__Source material__
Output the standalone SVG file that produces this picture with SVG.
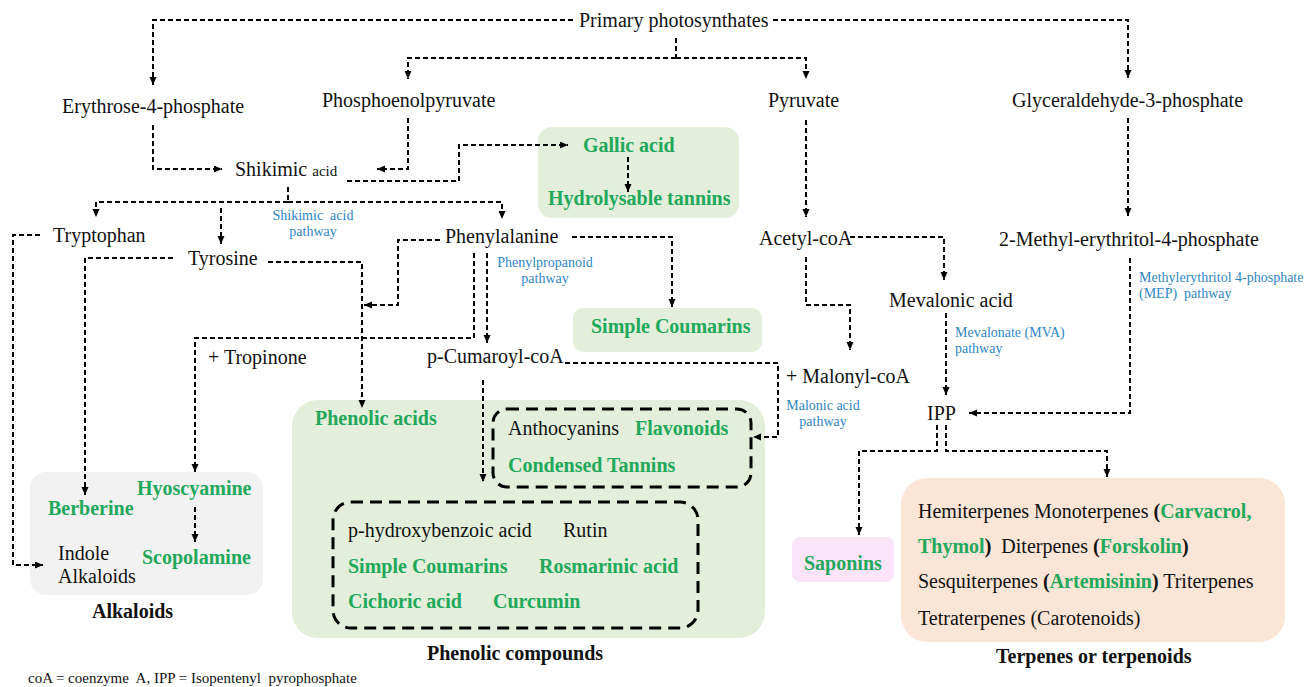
<svg xmlns="http://www.w3.org/2000/svg" width="1316" height="687" viewBox="0 0 1316 687">
<defs>
<marker id="ah" markerUnits="userSpaceOnUse" markerWidth="9" markerHeight="8" refX="8" refY="3.5" orient="auto">
<path d="M0,0 L8,3.5 L0,7 z" fill="#000"/>
</marker>
<style>
text{font-family:"Liberation Serif","Times New Roman",serif;font-size:20px;fill:#111;white-space:pre}
.g{font-weight:bold;fill:#22A85A}
.b{font-weight:bold;fill:#111}
.bl{font-size:14px;fill:#2F86C4}
.sm{font-size:15px}
.c{stroke:#000;stroke-width:2;stroke-dasharray:5 3;fill:none}
.a{marker-end:url(#ah)}
.ib{fill:none;stroke:#000;stroke-width:3;stroke-dasharray:12 7}
</style>
</defs>
<rect width="1316" height="687" fill="#fff"/>

<g id="boxes">
<rect id="box-gallic" x="538" y="127" width="201" height="91" rx="14" fill="#E3EFDB"/>
<rect id="box-coumarins" x="573" y="308" width="189" height="44" rx="10" fill="#E3EFDB"/>
<rect id="box-alkaloids" x="30" y="472" width="233" height="123" rx="16" fill="#F2F2F2"/>
<rect id="box-phenolic" x="292" y="400" width="473" height="238" rx="26" fill="#E3EFDB"/>
<rect id="box-saponins" x="792" y="537" width="102" height="45" rx="8" fill="#FBE4F8"/>
<rect id="box-terpenes" x="901" y="478" width="384" height="164" rx="26" fill="#FBE5D6"/>
<rect id="dash-flavonoids" class="ib" x="493" y="409" width="258" height="78" rx="14"/>
<rect id="dash-phenolics" class="ib" x="333" y="502" width="365" height="126" rx="18"/>
</g>

<g id="connectors">
<path class="c a" d="M573,20 H153 V85"/>
<path class="c a" d="M773,20 H1128 V78"/>
<path class="c" d="M676,38 V58"/>
<path class="c a" d="M676,58 H408 V79"/>
<path class="c a" d="M676,58 H806 V79"/>
<path class="c a" d="M153,125 V169 H222"/>
<path class="c a" d="M408,118 V169 H377"/>
<path class="c a" d="M347,181 H459 V145 H568"/>
<path class="c a" d="M628,157 V192"/>
<path class="c" d="M288,187 V202"/>
<path class="c a" d="M288,202 H96 V217"/>
<path class="c a" d="M288,202 H502 V219"/>
<path class="c a" d="M221,208 V244"/>
<path class="c a" d="M40,235 H13 V565 H43"/>
<path class="c a" d="M173,258 H85 V495"/>
<path class="c a" d="M268,262 H362 V408"/>
<path class="c a" d="M440,240 H398 V305 H364"/>
<path class="c a" d="M474,253 V338 H195 V472"/>
<path class="c a" d="M487,253 V343"/>
<path class="c a" d="M572,237 H672 V307"/>
<path class="c a" d="M565,363 H778 V437 H753"/>
<path class="c a" d="M483,380 V482"/>
<path class="c a" d="M195,507 V542"/>
<path class="c a" d="M806,120 V217"/>
<path class="c a" d="M850,237 H944 V280"/>
<path class="c a" d="M806,257 V305 H850 V350"/>
<path class="c a" d="M946,313 V395"/>
<path class="c a" d="M1128,118 V216"/>
<path class="c a" d="M1130,258 V413 H969"/>
<path class="c a" d="M937,425 V451 H859 V535"/>
<path class="c a" d="M946,425 V451 H1107 V477"/>
</g>

<g id="n-primary"><text x="579" y="27">Primary photosynthates</text></g>
<g id="n-erythrose"><text x="62" y="113">Erythrose-4-phosphate</text></g>
<g id="n-pep"><text x="322" y="107">Phosphoenolpyruvate</text></g>
<g id="n-pyruvate"><text x="768" y="107">Pyruvate</text></g>
<g id="n-g3p"><text x="1012" y="107">Glyceraldehyde-3-phosphate</text></g>
<g id="n-shikimic"><text x="235" y="176">Shikimic <tspan class="sm">acid</tspan></text></g>
<g id="n-gallic"><text class="g" x="583" y="152">Gallic acid</text><text class="g" x="548" y="205">Hydrolysable tannins</text></g>
<g id="n-tryptophan"><text x="53" y="242">Tryptophan</text></g>
<g id="n-tyrosine"><text x="188" y="265">Tyrosine</text></g>
<g id="n-phenylalanine"><text x="445" y="243">Phenylalanine</text></g>
<g id="l-shikimic"><text class="bl" x="313" y="220" text-anchor="middle">Shikimic  acid</text><text class="bl" x="313" y="236" text-anchor="middle">pathway</text></g>
<g id="l-phenylpropanoid"><text class="bl" x="545" y="267" text-anchor="middle">Phenylpropanoid</text><text class="bl" x="545" y="283" text-anchor="middle">pathway</text></g>
<g id="n-acetyl"><text x="759" y="245">Acetyl-coA</text></g>
<g id="n-mep"><text x="999" y="246">2-Methyl-erythritol-4-phosphate</text></g>
<g id="l-mep"><text class="bl" x="1139" y="282">Methylerythritol 4-phosphate</text><text class="bl" x="1139" y="298">(MEP)  pathway</text></g>
<g id="n-mevalonic"><text x="889" y="307">Mevalonic acid</text></g>
<g id="l-mva"><text class="bl" x="955" y="337">Mevalonate (MVA)</text><text class="bl" x="955" y="353">pathway</text></g>
<g id="n-simple-coumarins"><text class="g" x="591" y="333">Simple Coumarins</text></g>
<g id="n-tropinone"><text x="208" y="364">+ Tropinone</text></g>
<g id="n-cumaroyl"><text x="427" y="363">p-Cumaroyl-coA</text></g>
<g id="n-malonyl"><text x="786" y="383">+ Malonyl-coA</text></g>
<g id="l-malonic"><text class="bl" x="823" y="410" text-anchor="middle">Malonic acid</text><text class="bl" x="823" y="426" text-anchor="middle">pathway</text></g>
<g id="n-ipp"><text x="927" y="420">IPP</text></g>
<g id="n-phenolic-acids"><text class="g" x="315" y="425">Phenolic acids</text></g>
<g id="n-flavonoids"><text x="508" y="435">Anthocyanins</text><text class="g" x="635" y="435">Flavonoids</text><text class="g" x="508" y="472">Condensed Tannins</text></g>
<g id="n-phenolics"><text x="348" y="537">p-hydroxybenzoic acid</text><text x="563" y="537">Rutin</text>
<text class="g" x="348" y="573">Simple Coumarins</text><text class="g" x="539" y="573">Rosmarinic acid</text>
<text class="g" x="348" y="608">Cichoric acid</text><text class="g" x="493" y="608">Curcumin</text></g>
<g id="n-alkaloids"><text class="g" x="137" y="495">Hyoscyamine</text><text class="g" x="48" y="515">Berberine</text>
<text class="g" x="142" y="564">Scopolamine</text><text x="58" y="560">Indole</text><text x="58" y="583">Alkaloids</text></g>
<g id="n-saponins"><text class="g" x="804" y="570">Saponins</text></g>
<g id="n-terpenes">
<text x="918" y="518">Hemiterpenes Monoterpenes <tspan class="b">(</tspan><tspan class="g">Carvacrol,</tspan></text>
<text x="918" y="553"><tspan class="g">Thymol</tspan><tspan class="b">)</tspan>  Diterpenes <tspan class="b">(</tspan><tspan class="g">Forskolin</tspan><tspan class="b">)</tspan></text>
<text x="918" y="588">Sesquiterpenes <tspan class="b">(</tspan><tspan class="g">Artemisinin</tspan><tspan class="b">)</tspan> Triterpenes</text>
<text x="918" y="625">Tetraterpenes (Carotenoids)</text>
</g>
<g id="captions">
<text class="b" x="92" y="618">Alkaloids</text>
<text class="b" x="427" y="660">Phenolic compounds</text>
<text class="b" x="996" y="663">Terpenes or terpenoids</text>
<text class="sm" x="28" y="683">coA = coenzyme  A, IPP = Isopentenyl  pyrophosphate</text>
</g>
</svg>
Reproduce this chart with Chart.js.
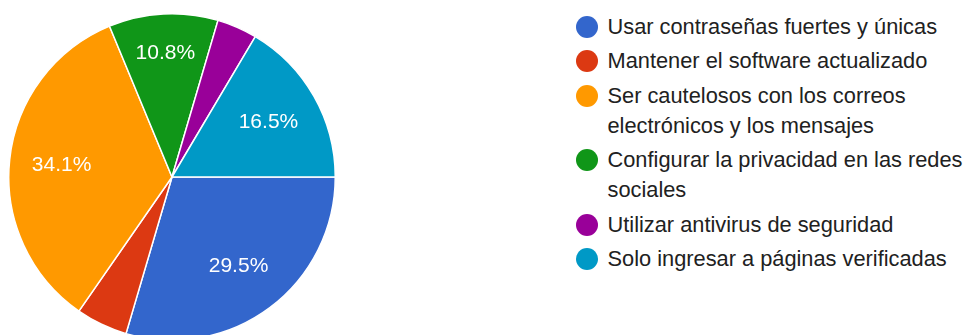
<!DOCTYPE html>
<html>
<head>
<meta charset="utf-8">
<script src="https://cdn.jsdelivr.net/npm/chart.js@4"></script>
<style>
  html, body { margin: 0; padding: 0; background: #fff; }
  body { width: 966px; height: 335px; overflow: hidden; position: relative;
         font-family: "Liberation Sans", Arial, Helvetica, sans-serif; }
  #pieBox { position: absolute; left: 8px; top: 13px; width: 328px; height: 328px; }
  #legend { position: absolute; left: 576px; top: 11.7px; }
  .item { display: flex; align-items: flex-start; margin-bottom: 4.5px; }
  .dot { width: 22px; height: 22px; border-radius: 50%; margin-top: 4px; flex: none; }
  .txt { margin-left: 9.5px; font-size: 21.8px; line-height: 30px; color: #212121; width: 355px; }
</style>
</head>
<body>
<div id="pieBox"><canvas id="pie"></canvas></div>
<div id="legend"></div>
<script>
const answers = [
  "Usar contraseñas fuertes y únicas",
  "Mantener el software actualizado",
  "Ser cautelosos con los correos electrónicos y los mensajes",
  "Configurar la privacidad en las redes sociales",
  "Utilizar antivirus de seguridad",
  "Solo ingresar a páginas verificadas"
];
const responses = [52, 9, 60, 19, 7, 29];
const sliceColors = ["#3366CC", "#DC3912", "#FF9900", "#109618", "#990099", "#0099C6"];

const total = responses.reduce((a, b) => a + b, 0);

// Legend on the right
const legend = document.getElementById("legend");
answers.forEach((name, i) => {
  legend.innerHTML +=
  `<div class="item"><div class="dot" style="background:${sliceColors[i]}"></div><div class="txt">${name}</div></div>`;
});

// percentage text inside the bigger slices
const sliceLabels = {
  id: "sliceLabels",
  afterDatasetsDraw(chart) {
    const ctx = chart.ctx;
    const meta = chart.getDatasetMeta(0);
    ctx.save();
    ctx.fillStyle = "#fff";
    ctx.font = '21px "Liberation Sans", Arial, sans-serif';
    ctx.textAlign = "center";
    ctx.textBaseline = "middle";
    meta.data.forEach((arc, i) => {
      const pct = responses[i] / total * 100;
      if (pct < 8) return;
      const p = arc.getProps(["x", "y", "startAngle", "endAngle", "outerRadius"], true);
      const mid = (p.startAngle + p.endAngle) / 2;
      const span = p.endAngle - p.startAngle;
      const r = p.outerRadius * (span < Math.PI / 4 ? 0.76 : 0.68);
      ctx.fillText(pct.toFixed(1) + "%", p.x + Math.cos(mid) * r, p.y + Math.sin(mid) * r);
    });
    ctx.restore();
  }
};

new Chart(document.getElementById("pie"), {
  type: "pie",
  data: {
    labels: answers,
    datasets: [{
      data: responses,
      backgroundColor: sliceColors,
      borderColor: "#fff",
      borderWidth: 1.5
    }]
  },
  options: {
    responsive: true,
    maintainAspectRatio: false,
    animation: false,
    rotation: 90,
    layout: { padding: 0 },
    plugins: {
      legend: { display: false },
      tooltip: { enabled: false }
    }
  },
  plugins: [sliceLabels]
});
</script>
</body>
</html>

__Exercise task__
Where a line holds "with", copy that line.

__The response__
Output the standalone SVG file that produces this picture with SVG.
Reproduce this chart with Chart.js.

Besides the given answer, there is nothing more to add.